I found that unsettling. ;-)

Pointer appreciated. Thanks.

James Preston

Janko Hauser

unread,

Jan 4, 1999, 3:00:00 AM1/4/99

to

If you insist in using array and don't want to use NumPy, there is a
second parameter for array.array

>>> a=array.array('h',[10]*10)
>>> a
array('h', [10, 10, 10, 10, 10, 10, 10, 10, 10, 10])
>>> a[9]=9
>>> a
array('h', [10, 10, 10, 10, 10, 10, 10, 10, 10, 9])

In NumPy you can do:
>>> from Numeric import *
>>> a=zeros(100,'i')

__Janko

Janko Hauser

unread,

Jan 4, 1999, 3:00:00 AM1/4/99

to

Uh, sorry there was a mistake in my last post, it's early in the
morning.

>>> from Numeric import *
>>> a=zeros((100,),'i')

__Janko

Tim Peters

unread,

Jan 4, 1999, 3:00:00 AM1/4/99

to

[James Preston]
> ...

> Is there any way to give Python RTE hints as the expected size of
> an array or list, or to get the reallocation to occur in larger chunks?

The only "hint" you can give is to allocate the size you want explicitly,
then keep track of the current index yourself; e.g.,

mylistsize = 5
mylist = [None] * mylistsize
i = 0

then manipulate i instead of appending. Rarely helpful, though.
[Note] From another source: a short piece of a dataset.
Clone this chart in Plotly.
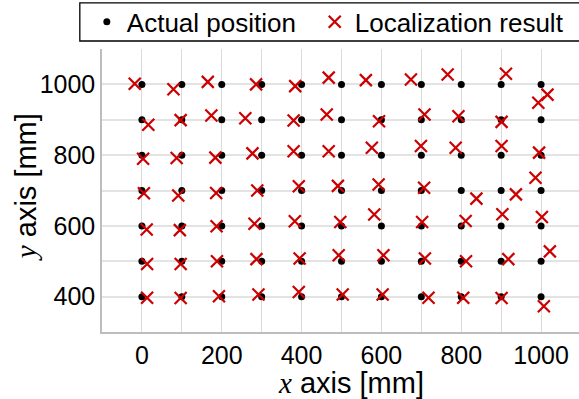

> C:\TEMP>c:\"program files"\python\python.exe
> Python 1.5.1 (#0, Apr 13 1998, 20:22:04) [MSC 32 bit (Intel)] on win32
> Copyright 1991-1995 Stichting Mathematisch Centrum, Amsterdam
> >>> import array
> >>> a = array.array('h')
> >>> a.append(2)
> >>> a.buffer_info()
> (7936480, 1)
> >>> a.append(3)
> >>> a.buffer_info()
> (7937504, 2)
> >>>

Actually, that says less than you may think <wink>:

Python 1.5.2b1 (#0, Dec 10 1998, 11:29:56) [MSC 32 bit (Intel)] on win32

>>> import array
>>> a = array.array('h')

>>> adr = {}
>>> for i in range(100000):
... a.append(12)
... adr[a.buffer_info()[0]] = 1
...
>>> len(adr)
134
>>>

That is, while appending 100,000 elements one at a time, there were only 134
distinct start-of-buffer addresses. In general, the bigger an array (or
list) gets, the less frequently reallocations occur. Can hurt to grow more
than one list at a time frequently, though.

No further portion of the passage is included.